» EXERCISE INSTRUCTIONS: Leaving out every picture, copy the lines of the data exactly, from the first through the line containing "const width = 1153, height = 671;".

» INFORMATION PROVIDED:
_ _ _ _ _
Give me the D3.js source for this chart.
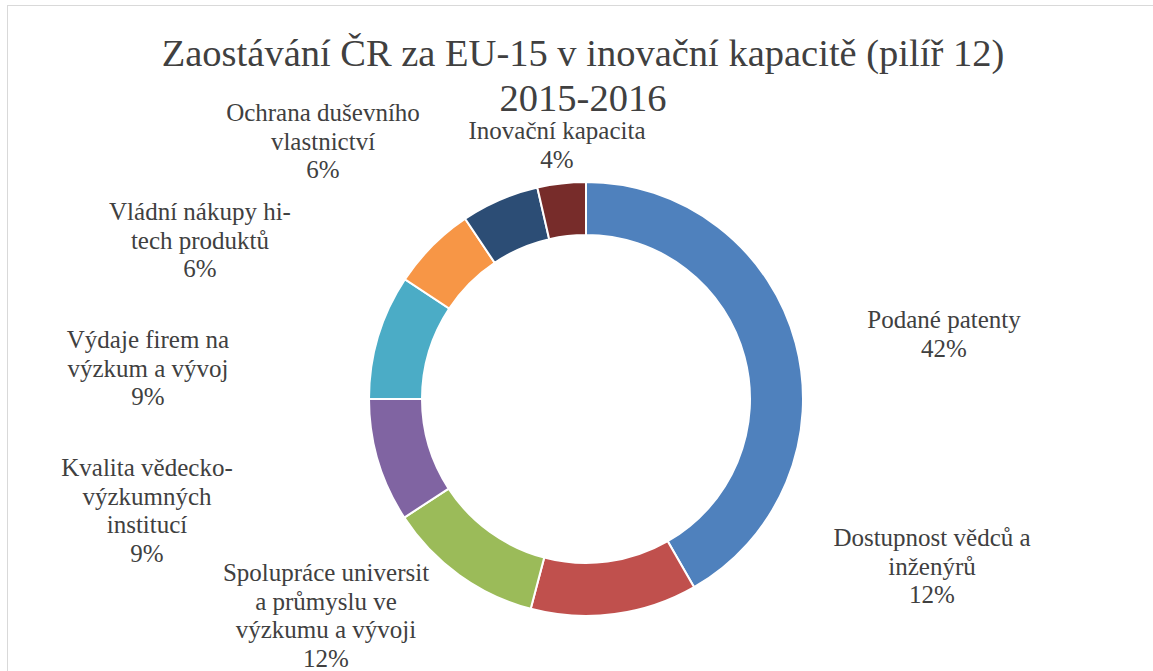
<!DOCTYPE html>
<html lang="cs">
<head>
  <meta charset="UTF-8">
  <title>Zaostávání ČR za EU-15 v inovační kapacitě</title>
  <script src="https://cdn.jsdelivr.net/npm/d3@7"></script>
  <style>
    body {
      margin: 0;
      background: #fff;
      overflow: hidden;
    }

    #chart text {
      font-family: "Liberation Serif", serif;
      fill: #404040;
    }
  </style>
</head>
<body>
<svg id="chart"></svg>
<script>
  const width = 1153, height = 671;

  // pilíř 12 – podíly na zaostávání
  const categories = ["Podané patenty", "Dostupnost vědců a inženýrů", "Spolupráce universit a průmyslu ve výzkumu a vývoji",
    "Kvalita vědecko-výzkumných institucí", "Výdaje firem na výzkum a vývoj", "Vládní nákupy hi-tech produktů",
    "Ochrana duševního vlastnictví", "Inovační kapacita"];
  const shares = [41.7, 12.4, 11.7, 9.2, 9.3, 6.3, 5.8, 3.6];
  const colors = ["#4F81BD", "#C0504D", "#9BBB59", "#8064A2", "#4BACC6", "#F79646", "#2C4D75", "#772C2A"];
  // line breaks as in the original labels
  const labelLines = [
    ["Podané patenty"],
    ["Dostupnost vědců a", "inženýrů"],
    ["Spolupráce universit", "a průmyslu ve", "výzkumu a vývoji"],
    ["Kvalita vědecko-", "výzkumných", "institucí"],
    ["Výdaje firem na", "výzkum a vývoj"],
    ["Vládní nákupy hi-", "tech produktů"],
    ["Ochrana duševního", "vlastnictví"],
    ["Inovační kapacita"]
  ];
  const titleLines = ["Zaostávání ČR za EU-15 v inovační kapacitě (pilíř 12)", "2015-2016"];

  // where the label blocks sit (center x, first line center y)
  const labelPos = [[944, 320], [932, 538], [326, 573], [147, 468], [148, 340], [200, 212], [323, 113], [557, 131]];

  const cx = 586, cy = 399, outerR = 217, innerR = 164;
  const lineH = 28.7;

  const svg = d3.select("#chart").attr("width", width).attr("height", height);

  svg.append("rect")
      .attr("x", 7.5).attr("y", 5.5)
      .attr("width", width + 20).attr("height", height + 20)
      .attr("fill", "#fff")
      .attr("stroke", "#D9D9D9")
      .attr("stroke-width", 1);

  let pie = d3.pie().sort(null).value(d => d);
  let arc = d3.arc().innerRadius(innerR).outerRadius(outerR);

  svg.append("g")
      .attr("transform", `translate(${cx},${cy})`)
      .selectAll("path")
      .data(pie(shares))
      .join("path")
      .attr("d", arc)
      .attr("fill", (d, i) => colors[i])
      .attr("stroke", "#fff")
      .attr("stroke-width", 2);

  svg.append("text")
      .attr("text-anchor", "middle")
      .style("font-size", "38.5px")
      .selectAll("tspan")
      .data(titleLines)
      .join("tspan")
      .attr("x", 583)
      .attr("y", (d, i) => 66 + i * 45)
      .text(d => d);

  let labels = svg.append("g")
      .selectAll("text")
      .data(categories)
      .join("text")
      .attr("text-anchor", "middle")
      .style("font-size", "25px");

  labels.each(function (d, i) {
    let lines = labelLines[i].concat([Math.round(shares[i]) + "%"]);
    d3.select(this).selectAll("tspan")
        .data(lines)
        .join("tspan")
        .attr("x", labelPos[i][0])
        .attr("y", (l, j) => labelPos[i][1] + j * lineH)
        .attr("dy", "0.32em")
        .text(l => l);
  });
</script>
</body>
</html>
_ _ _ _ _
» SOLUTION TO THIS EXERCISE:
Give me the D3.js source for this chart.
<!DOCTYPE html>
<html lang="cs">
<head>
  <meta charset="UTF-8">
  <title>Zaostávání ČR za EU-15 v inovační kapacitě</title>
  <script src="https://cdn.jsdelivr.net/npm/d3@7"></script>
  <style>
    body {
      margin: 0;
      background: #fff;
      overflow: hidden;
    }

    #chart text {
      font-family: "Liberation Serif", serif;
      fill: #404040;
    }
  </style>
</head>
<body>
<svg id="chart"></svg>
<script>
  const width = 1153, height = 671;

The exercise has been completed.